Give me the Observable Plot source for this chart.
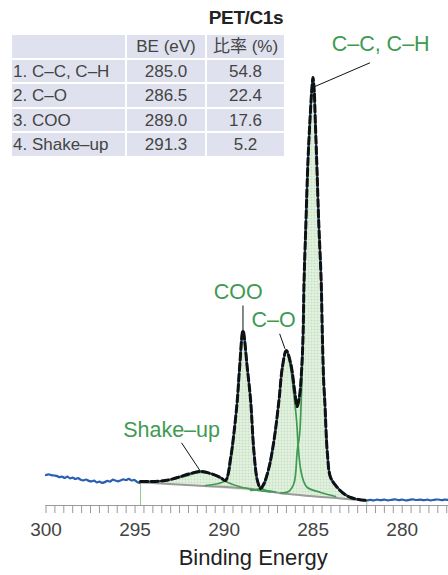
<!DOCTYPE html>
<html><head><meta charset="utf-8">
<script src="https://cdn.jsdelivr.net/npm/d3@7"></script>
<script src="https://cdn.jsdelivr.net/npm/@observablehq/plot@0.6"></script>
<style>
body{margin:0;background:#fff;}
#wrap{position:relative;width:448px;height:575px;font-family:"Liberation Sans",Arial,"Noto Sans CJK JP",sans-serif;}
#wrap svg{position:absolute;left:0;top:0;}
#title{position:absolute;left:194px;width:104px;top:7px;text-align:center;font-weight:bold;font-size:19px;color:#222;letter-spacing:-0.4px;}
#tbl{position:absolute;left:12px;top:35px;display:grid;grid-template-columns:113px 78px 77px;grid-auto-rows:22.5px;gap:2px;}
.cell{background:#dfe2ee;color:#444;font-size:17px;line-height:23px;text-align:center;white-space:nowrap;overflow:hidden;}
.cell.first{text-align:left;padding-left:1px;}
</style></head>
<body><div id="wrap"></div>
<script>
// ---- table data ----
const tableHeader = ["", "BE (eV)", "比率 (%)"];
const componentNames = ["1. C–C, C–H", "2. C–O", "3. COO", "4. Shake–up"];
const bindingEnergies = ["285.0", "286.5", "289.0", "291.3"];
const ratios = ["54.8", "22.4", "17.6", "5.2"];
const chartTitle = "PET/C1s";

// ---- axis ----
const tickLabels = [300, 295, 290, 285, 280];
const xDomain = [300, 277.4];

// ---- spectrum data [binding energy (eV), intensity (a.u.)] ----
const measuredLeft = [
  [300.0,30.5],[299.85,31.2],[299.7,30.4],[299.55,30.0],[299.4,29.6],[299.25,28.4],[299.1,28.9],
  [298.95,27.6],[298.8,28.8],[298.65,27.2],[298.5,27.9],[298.35,26.5],[298.2,27.3],[298.05,25.8],
  [297.9,25.2],[297.75,26.0],[297.6,24.6],[297.45,24.1],[297.3,24.9],[297.15,23.2],[297.0,23.8],
  [296.85,22.6],[296.7,23.4],[296.55,24.6],[296.4,23.9],[296.25,25.8],[296.1,25.0],[295.95,24.2],
  [295.8,25.3],[295.65,26.1],[295.5,25.4],[295.35,26.6],[295.2,25.0],[295.05,25.7],[294.9,23.8],[294.75,22.6]
];
const measuredRight = [
  [281.8,5.6],[281.6,5.1],[281.4,5.8],[281.2,5.3],[281.0,5.9],[280.8,5.2],[280.6,5.7],[280.4,6.2],
  [280.2,5.4],[280.0,5.8],[279.8,5.1],[279.6,5.6],[279.4,6.1],[279.2,5.5],[279.0,5.9],[278.8,5.3],
  [278.6,5.8],[278.4,5.2],[278.2,5.7],[278.0,6.0],[277.8,5.4],[277.6,5.8],[277.4,5.5]
];
const envelope = [
  [294.69,24],[294.13,24],[293.57,24.5],[293.01,26],[292.44,29],[291.88,32],[291.32,34],[290.76,32],
  [290.20,28],[289.92,25],[289.63,48],[289.45,72],[289.26,105],[289.13,138],[288.94,175],[288.70,138],
  [288.51,105],[288.33,55],[288.13,25],[287.95,17],[287.76,22],[287.48,38],[287.20,65],[286.92,105],
  [286.73,138],[286.51,155],[286.26,142],[286.02,112],[285.90,99],[285.76,110],[285.65,135],[285.57,168],
  [285.51,225],[285.42,275],[285.29,345],[285.18,385],[285.08,415],[285.01,428],[284.94,415],[284.88,385],
  [284.80,345],[284.69,285],[284.55,225],[284.48,168],[284.41,125],[284.34,102],[284.20,52],[284.02,28],
  [283.64,18],[283.29,12],[282.89,8],[282.44,6],[281.99,5]
];
const background = [[294.69,23.3],[291.60,20],[288.51,16.7],[286.83,12.3],[283.45,7],[281.99,5]];
const shakeUp = [[294.69,23],[293.57,24],[292.44,28],[291.32,33],[290.48,30],[289.92,24],[289.07,18.5],[288.23,15.5],[287.39,13.5]];
const coo = [[291.04,20],[290.31,22],[289.92,25],[289.70,35],[289.47,68],[289.26,103],[289.13,137],[288.94,173],
  [288.70,137],[288.51,103],[288.33,53],[288.13,24],[287.83,16.5],[287.10,13.5]];
const cO = [[288.51,15],[288.06,16.5],[287.76,20],[287.48,37],[287.20,64],[286.92,104],[286.73,137],[286.51,154],
  [286.26,137],[286.10,113],[285.94,87],[285.81,53],[285.70,36],[285.53,24],[285.33,18],[284.58,13],[283.74,9]];
const cC = [[286.83,12.5],[286.38,14],[286.08,22],[285.89,55],[285.76,71],[285.65,115],[285.57,160],[285.51,222],
  [285.42,273],[285.29,344],[285.18,384],[285.08,414],[285.01,427],[284.94,415],[284.88,385],[284.80,345],
  [284.69,285],[284.55,225],[284.48,168],[284.41,125],[284.34,102],[284.20,52],[284.02,28],[283.64,18],
  [283.29,12],[282.89,8],[282.44,6],[281.99,5]];
const regionEdges = [[294.69,23.3],[281.99,5]];

// ---- annotations ----
const labelNames = ["C–C, C–H", "C–O", "COO", "Shake–up"];
const labelPos = [[281.21,461],[287.22,185],[289.21,213],[292.95,75]];
const leaderFrom = [[281.81,442.7],[286.88,171.7],[288.94,200],[292.39,62.7]];
const leaderTo = [[284.99,418.3],[286.58,156.7],[288.94,175],[291.32,34]];

const measured = measuredLeft.concat(envelope, measuredRight);
const labels = labelNames.map((t, i) => ({t, x: labelPos[i][0], y: labelPos[i][1]}));
const leaders = leaderFrom.map((f, i) => ({x1: f[0], y1: f[1], x2: leaderTo[i][0], y2: leaderTo[i][1]}));

const X = d => d[0], Y = d => d[1];
const green = "#3f9a52";
const minorTicks = d3.range(277.5, 300.001, 0.5);

const plot = Plot.plot({
  width: 448, height: 575,
  marginLeft: 45.5, marginRight: 0, marginTop: 0, marginBottom: 70,
  x: {domain: xDomain, label: null},
  y: {domain: [0, 505], axis: null},
  style: {fontFamily: '"Liberation Sans", Arial, sans-serif', background: "white"},
  marks: [
    Plot.line(envelope, {x: X, y: Y, fill: "url(#chk)", stroke: "none", curve: "catmull-rom"}),
    Plot.line(background, {x: X, y: Y, stroke: "#9b9b9b", strokeWidth: 2, curve: "catmull-rom"}),
    Plot.ruleX(regionEdges, {x: X, y1: 0, y2: Y, stroke: "#93c793", strokeWidth: 1}),
    ...[shakeUp, coo, cO, cC].map(c => Plot.line(c, {x: X, y: Y, stroke: green, strokeWidth: 1.7, curve: "catmull-rom"})),
    Plot.line(measured, {x: X, y: Y, stroke: "#2b5fb4", strokeWidth: 2.2, curve: "catmull-rom"}),
    Plot.line(envelope, {x: X, y: Y, stroke: "#111", strokeWidth: 3, strokeDasharray: "7,3.5", curve: "catmull-rom"}),
    Plot.ruleY([0], {stroke: "#9a9a9a", strokeWidth: 1}),
    Plot.axisX({ticks: minorTicks, tickSize: 8, tickPadding: 9, fontSize: 19, stroke: "#9a9a9a", fill: "#444",
      tickFormat: d => tickLabels.includes(d) ? String(d) : ""}),
    Plot.link(leaders, {x1: "x1", y1: "y1", x2: "x2", y2: "y2", stroke: "#111", strokeWidth: 1}),
    Plot.text(labels, {x: "x", y: "y", text: "t", fill: green, fontSize: 21.5}),
    Plot.text(["Binding Energy"], {frameAnchor: "bottom", dy: 59, dx: 6, fontSize: 22, fill: "#222"})
  ]
});

const svg = d3.select(plot);
const defs = svg.insert("defs", ":first-child");
const pat = defs.append("pattern").attr("id", "chk").attr("width", 3).attr("height", 3).attr("patternUnits", "userSpaceOnUse");
pat.append("rect").attr("width", 3).attr("height", 3).attr("fill", "#c6e2c2");
pat.append("rect").attr("width", 3).attr("height", 1).attr("fill", "#eaf5e8");
pat.append("rect").attr("width", 1).attr("height", 3).attr("fill", "#eaf5e8");

const wrap = document.getElementById("wrap");
wrap.appendChild(plot);
const title = document.createElement("div");
title.id = "title"; title.textContent = chartTitle;
wrap.appendChild(title);
const tbl = document.createElement("div");
tbl.id = "tbl";
wrap.appendChild(tbl);
const rows = [tableHeader].concat(componentNames.map((n, i) => [n, bindingEnergies[i], ratios[i]]));
rows.forEach(r => r.forEach((v, j) => {
  const c = document.createElement("div");
  c.className = "cell" + (j === 0 ? " first" : "");
  c.textContent = v;
  tbl.appendChild(c);
}));
</script>
</body></html>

───

REQUEST -
Every line from the top of the material above through the line with "const xDomain = [300, 277.4];" should be duplicated exactly, please; leave out the pictures.

RIGHT ANSWER -
Give me the Observable Plot source for this chart.
<!DOCTYPE html>
<html><head><meta charset="utf-8">
<script src="https://cdn.jsdelivr.net/npm/d3@7"></script>
<script src="https://cdn.jsdelivr.net/npm/@observablehq/plot@0.6"></script>
<style>
body{margin:0;background:#fff;}
#wrap{position:relative;width:448px;height:575px;font-family:"Liberation Sans",Arial,"Noto Sans CJK JP",sans-serif;}
#wrap svg{position:absolute;left:0;top:0;}
#title{position:absolute;left:194px;width:104px;top:7px;text-align:center;font-weight:bold;font-size:19px;color:#222;letter-spacing:-0.4px;}
#tbl{position:absolute;left:12px;top:35px;display:grid;grid-template-columns:113px 78px 77px;grid-auto-rows:22.5px;gap:2px;}
.cell{background:#dfe2ee;color:#444;font-size:17px;line-height:23px;text-align:center;white-space:nowrap;overflow:hidden;}
.cell.first{text-align:left;padding-left:1px;}
</style></head>
<body><div id="wrap"></div>
<script>
// ---- table data ----
const tableHeader = ["", "BE (eV)", "比率 (%)"];
const componentNames = ["1. C–C, C–H", "2. C–O", "3. COO", "4. Shake–up"];
const bindingEnergies = ["285.0", "286.5", "289.0", "291.3"];
const ratios = ["54.8", "22.4", "17.6", "5.2"];
const chartTitle = "PET/C1s";

// ---- axis ----
const tickLabels = [300, 295, 290, 285, 280];
const xDomain = [300, 277.4];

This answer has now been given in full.